La gauche creuse sa tombe
Le succès des manœuvres présidentielles est largement dû à l’état actuel du parti social-démocrate, miné par les déroutes électorales et rongé par des conflits internes. Le président a habilement exploité la situation en mobilisant ses partisans au sein du parti, dont il n’est certes plus membre, mais où il conserve de nombreux soutiens, lui qui l’a mené au pouvoir entre 1998 et 2002. Dans ce que le chroniqueur politique Erik Tabery a qualifié de « putsch », le président s’est ainsi assuré du soutien de quelques uns des sociaux-démocrates, ce qui rendait nulles les menaces de leur chef Jan Hamáček de quitter la coalition en cas d’inaction de la part du premier ministre Andrej Babiš. Ainsi, le député Jaroslav Foldyna (ČSSD) n’a pas hésité à se ranger aux côtés de ce dernier, jugeant que son propre parti était contrôlé par « la racaille néo-marxiste ».
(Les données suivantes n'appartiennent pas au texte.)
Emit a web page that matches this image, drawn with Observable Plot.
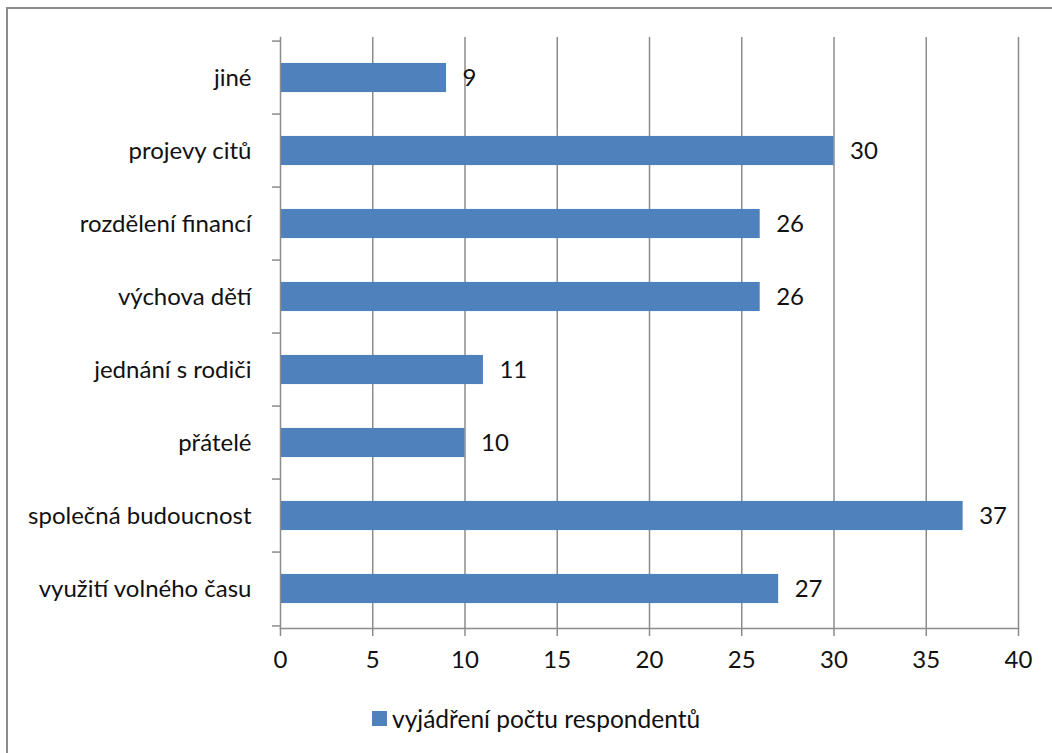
<!DOCTYPE html>
<html>
<head>
<meta charset="utf-8">
<script src="https://cdn.jsdelivr.net/npm/d3@7"></script>
<script src="https://cdn.jsdelivr.net/npm/@observablehq/plot@0.6"></script>
<style>
  html, body { margin: 0; padding: 0; background: #fff; overflow: hidden; }
  body { width: 1052px; height: 753px; position: relative; font-family: Lato, "Open Sans", sans-serif; }
  #frame { position: absolute; left: 6px; top: 7px; width: 1200px; height: 900px; border: 2px solid #8c8c8c; box-sizing: border-box; }
  #chart { position: absolute; left: 0; top: 0; }
  #legend { position: absolute; left: 372px; top: 704px; display: flex; align-items: center; font-size: 24.5px; color: #111; }
  #legend .sw { width: 15px; height: 15px; background: #4F81BD; margin-right: 5px; }
</style>
</head>
<body>
<div id="frame"></div>
<div id="chart"></div>
<div id="legend"><span class="sw"></span><span id="legend-label"></span></div>
<script>
// Categories from top to bottom, with respondent counts
const categories = [
  "jiné",
  "projevy citů",
  "rozdělení financí",
  "výchova dětí",
  "jednání s rodiči",
  "přátelé",
  "společná budoucnost",
  "využití volného času"
];
const counts = [9, 30, 26, 26, 11, 10, 37, 27];
const xTicks = [0, 5, 10, 15, 20, 25, 30, 35, 40];
const seriesName = "vyjádření počtu respondentů";

const data = categories.map((c, i) => ({category: c, value: counts[i]}));

const W = 1052, H = 690;
const mTop = 37, mBottom = 62, mLeft = 280, mRight = 34;
const step = (H - mTop - mBottom) / categories.length;
const barInset = (step - 30) / 2;
const grey = "#8c8c8c";
const fs = 24;

const chart = Plot.plot({
  width: W,
  height: H,
  marginTop: mTop,
  marginBottom: mBottom,
  marginLeft: mLeft,
  marginRight: mRight,
  style: {fontFamily: "Lato, 'Open Sans', sans-serif", fontSize: fs + "px", color: "#111", background: "transparent"},
  x: {domain: [0, 40], ticks: xTicks},
  y: {domain: categories, padding: 0},
  marks: [
    Plot.gridX(xTicks.filter(d => d > 0), {stroke: grey, strokeOpacity: 1, strokeWidth: 1.5}),
    Plot.barX(data, {x: "value", y: "category", fill: "#4F81BD", insetTop: barInset, insetBottom: barInset}),
    Plot.frame({anchor: "left", stroke: grey, strokeWidth: 1.5}),
    Plot.frame({anchor: "bottom", stroke: grey, strokeWidth: 1.5}),
    // tick marks between category bands
    Plot.axisY({tickSize: 8, text: null, label: null, dy: -step / 2, stroke: grey, strokeWidth: 1.5}),
    Plot.axisY({ticks: [categories[categories.length - 1]], tickSize: 8, text: null, label: null, dy: step / 2, stroke: grey, strokeWidth: 1.5}),
    Plot.axisY({tickSize: 0, tickPadding: 29, label: null, fontSize: fs, fill: "#111"}),
    Plot.axisX({ticks: xTicks, tickSize: 8, tickPadding: 14, stroke: grey, strokeWidth: 1.5, fontSize: fs, fill: "#111", label: null}),
    Plot.text(data, {x: "value", y: "category", text: d => String(d.value), dx: 16, textAnchor: "start", fontSize: fs, fill: "#111"})
  ]
});
document.getElementById("chart").appendChild(chart);
document.getElementById("legend-label").textContent = seriesName;
</script>
</body>
</html>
Pour le ČSSD, la défaite est donc totale. Même s’il aura maintenant un politicien expérimenté au sein du gouvernement en la personne de Zaorálek (ex-ministre des affaires étrangères en 2014-2017), le parti n’a même pas su monnayer le renoncement à son candidat original, en la forme d’un ministère plus prestigieux, par exemple. Il a plutôt montré qu’il était incapable d’agir collectivement pour imposer sa volonté au premier ministre. Selon le politologue Lubomír Kopeček, le parti est pris au piège: « Quitter le gouvernement Babiš est aussi problématique que d’y rester. » En effet, dans les deux cas, il sera dur pour la gauche de regagner une quelconque crédibilité après avoir été des partenaires de coalition aussi invisibles qu’impotents.